I've been able to find some pretty wonderful code out there to work with, but the one thing that sticks in my craw is the fact that with the exception of some of the commands for Internet Explorer, all the others are exactly the same. Yet here we are writing exactly the same line of code in our CSS file and adding -webkit-, -o-, -ie- or -moz- in front.
For goodness sake, if the commands are the same, why are we doing this?
So why Wordpress?
Firstly, Wordpress is free. That's always a bonus.
A few years ago, I splashed out on an Adobe suite, which included Photoshop CS4, Illustrator and Dreamweaver - amongst others.
Literally, as soon as I bought it, it was out of date. Suddenly, I discovered that my version of Dreamweaver was woefully under powered as it didn't know anything about CSS3 - which everyone wanted - and therefore, wouldn't ever display correctly if I used Flex commands, Text-Shadow or Box-Shadow to name but a few.
I took the plunge and went for Microsoft's WebMatrix freebie.
This was amazing, until I learnt that it didn't like Flex either and a few other CSS3 niceties. You could run the code and it would work, but the editor didn't agree, so you always had a fistful of errors listed - even though they weren't errors at all.
Have MS updated it?
Not at all.
I have basically reached the end of what I know and what I can get my head round with HTML and PHP, CSS3 and everything that encircles it.

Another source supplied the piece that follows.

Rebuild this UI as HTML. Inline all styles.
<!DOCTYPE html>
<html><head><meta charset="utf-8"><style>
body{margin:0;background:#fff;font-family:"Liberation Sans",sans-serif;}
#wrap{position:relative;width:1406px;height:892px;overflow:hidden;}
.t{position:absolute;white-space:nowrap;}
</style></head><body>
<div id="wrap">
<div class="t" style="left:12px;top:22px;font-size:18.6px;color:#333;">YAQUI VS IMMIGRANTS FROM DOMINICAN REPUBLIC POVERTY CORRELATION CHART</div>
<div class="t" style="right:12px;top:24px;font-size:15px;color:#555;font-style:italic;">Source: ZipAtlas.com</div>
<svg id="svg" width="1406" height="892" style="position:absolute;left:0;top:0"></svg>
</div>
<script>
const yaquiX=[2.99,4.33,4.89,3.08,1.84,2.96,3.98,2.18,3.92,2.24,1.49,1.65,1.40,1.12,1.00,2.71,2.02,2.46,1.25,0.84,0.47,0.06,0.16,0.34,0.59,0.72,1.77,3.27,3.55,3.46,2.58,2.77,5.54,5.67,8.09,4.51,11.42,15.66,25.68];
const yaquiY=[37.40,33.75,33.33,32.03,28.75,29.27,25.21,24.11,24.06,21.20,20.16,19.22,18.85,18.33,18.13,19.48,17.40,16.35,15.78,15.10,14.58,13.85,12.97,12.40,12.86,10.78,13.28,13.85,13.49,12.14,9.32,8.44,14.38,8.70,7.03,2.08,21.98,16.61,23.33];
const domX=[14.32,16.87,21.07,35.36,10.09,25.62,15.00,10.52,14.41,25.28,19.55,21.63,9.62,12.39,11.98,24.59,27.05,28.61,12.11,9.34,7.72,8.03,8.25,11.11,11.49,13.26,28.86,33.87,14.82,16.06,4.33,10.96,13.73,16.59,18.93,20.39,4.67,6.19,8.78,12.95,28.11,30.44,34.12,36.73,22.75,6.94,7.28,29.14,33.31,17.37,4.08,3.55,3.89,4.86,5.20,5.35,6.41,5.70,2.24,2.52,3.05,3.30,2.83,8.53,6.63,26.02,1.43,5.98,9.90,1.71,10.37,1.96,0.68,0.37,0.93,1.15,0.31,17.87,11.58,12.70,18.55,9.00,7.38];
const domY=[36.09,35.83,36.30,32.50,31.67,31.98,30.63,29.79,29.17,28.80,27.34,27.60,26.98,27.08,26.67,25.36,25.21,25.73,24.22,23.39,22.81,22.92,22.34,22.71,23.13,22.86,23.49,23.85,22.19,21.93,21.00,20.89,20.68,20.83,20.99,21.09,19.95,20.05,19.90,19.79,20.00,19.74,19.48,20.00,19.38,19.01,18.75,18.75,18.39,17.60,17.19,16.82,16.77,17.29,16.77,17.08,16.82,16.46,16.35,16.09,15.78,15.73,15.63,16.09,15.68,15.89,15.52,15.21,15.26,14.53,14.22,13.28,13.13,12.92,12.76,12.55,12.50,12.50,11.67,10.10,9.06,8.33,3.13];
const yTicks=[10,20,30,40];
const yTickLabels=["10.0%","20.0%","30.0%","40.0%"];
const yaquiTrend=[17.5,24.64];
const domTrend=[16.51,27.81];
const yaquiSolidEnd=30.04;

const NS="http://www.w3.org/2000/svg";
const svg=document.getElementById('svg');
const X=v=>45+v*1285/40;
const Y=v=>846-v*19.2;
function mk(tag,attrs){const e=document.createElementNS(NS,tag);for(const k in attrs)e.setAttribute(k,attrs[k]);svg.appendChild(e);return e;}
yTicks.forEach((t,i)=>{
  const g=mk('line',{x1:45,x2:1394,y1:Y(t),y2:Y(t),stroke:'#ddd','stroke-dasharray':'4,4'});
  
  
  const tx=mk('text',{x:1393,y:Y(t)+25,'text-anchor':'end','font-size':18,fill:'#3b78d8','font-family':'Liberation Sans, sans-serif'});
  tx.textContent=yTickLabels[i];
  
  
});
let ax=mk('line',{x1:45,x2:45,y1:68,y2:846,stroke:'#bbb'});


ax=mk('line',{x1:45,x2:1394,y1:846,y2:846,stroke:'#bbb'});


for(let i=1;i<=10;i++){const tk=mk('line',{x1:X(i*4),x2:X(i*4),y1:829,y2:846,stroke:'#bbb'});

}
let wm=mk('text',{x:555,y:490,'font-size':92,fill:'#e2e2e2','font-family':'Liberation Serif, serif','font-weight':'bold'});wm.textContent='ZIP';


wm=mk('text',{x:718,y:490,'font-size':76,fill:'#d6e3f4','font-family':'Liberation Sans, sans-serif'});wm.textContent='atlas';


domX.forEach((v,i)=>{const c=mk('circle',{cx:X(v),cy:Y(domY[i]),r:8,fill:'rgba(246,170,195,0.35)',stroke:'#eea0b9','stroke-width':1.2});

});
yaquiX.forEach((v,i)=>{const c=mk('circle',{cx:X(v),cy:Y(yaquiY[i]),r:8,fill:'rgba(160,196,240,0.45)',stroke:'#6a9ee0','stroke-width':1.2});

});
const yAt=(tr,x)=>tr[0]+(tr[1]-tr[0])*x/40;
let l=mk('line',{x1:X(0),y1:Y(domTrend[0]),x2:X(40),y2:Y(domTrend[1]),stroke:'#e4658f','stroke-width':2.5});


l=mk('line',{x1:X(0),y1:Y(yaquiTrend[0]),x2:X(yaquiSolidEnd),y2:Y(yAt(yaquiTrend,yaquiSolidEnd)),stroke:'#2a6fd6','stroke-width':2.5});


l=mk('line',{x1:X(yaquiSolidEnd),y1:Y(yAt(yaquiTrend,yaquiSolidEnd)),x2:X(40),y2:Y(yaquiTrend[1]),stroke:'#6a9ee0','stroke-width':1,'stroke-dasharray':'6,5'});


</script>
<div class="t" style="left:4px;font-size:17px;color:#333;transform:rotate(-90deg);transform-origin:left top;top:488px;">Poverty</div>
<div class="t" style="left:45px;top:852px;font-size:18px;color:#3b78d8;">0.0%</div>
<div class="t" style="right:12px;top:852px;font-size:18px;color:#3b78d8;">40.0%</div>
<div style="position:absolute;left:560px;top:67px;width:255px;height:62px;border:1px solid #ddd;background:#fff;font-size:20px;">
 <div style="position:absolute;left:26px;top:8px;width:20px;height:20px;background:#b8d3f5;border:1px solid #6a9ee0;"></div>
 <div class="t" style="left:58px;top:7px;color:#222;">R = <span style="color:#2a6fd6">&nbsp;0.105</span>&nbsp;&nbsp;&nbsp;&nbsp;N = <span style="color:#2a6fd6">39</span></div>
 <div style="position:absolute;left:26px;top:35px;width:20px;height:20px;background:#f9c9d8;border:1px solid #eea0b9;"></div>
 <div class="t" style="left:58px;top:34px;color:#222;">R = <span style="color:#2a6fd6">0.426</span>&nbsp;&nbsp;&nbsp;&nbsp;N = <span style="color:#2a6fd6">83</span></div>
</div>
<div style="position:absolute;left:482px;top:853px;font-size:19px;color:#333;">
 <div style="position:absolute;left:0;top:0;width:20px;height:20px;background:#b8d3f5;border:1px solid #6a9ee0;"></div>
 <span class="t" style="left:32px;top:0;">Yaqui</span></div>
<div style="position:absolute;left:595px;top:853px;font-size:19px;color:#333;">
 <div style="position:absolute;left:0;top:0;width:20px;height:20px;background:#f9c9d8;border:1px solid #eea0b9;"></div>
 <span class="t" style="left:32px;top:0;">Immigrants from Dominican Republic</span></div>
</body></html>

Yet I am being asked more and more to design and develop sites where the bells and whistles are all so necessary. Things like contact forms so you can have people message you from your website and not have to put your email address on view, opening you up to untold quantities of spam. Image controls for sliders and carousels. Without JS, getting anything to work the way you would like is a nightmare.
Wordpress appears to have everything I need and the majority of it is free.
So far, what I have found using it for my first site (a test site I have created for a customer, which I will recreate on her web space if she likes it), it's clean and reasonably simple to work and if, like me, you have some CSS3/HTML knowledge, you can add in a few niceties that don't come with the theme you choose.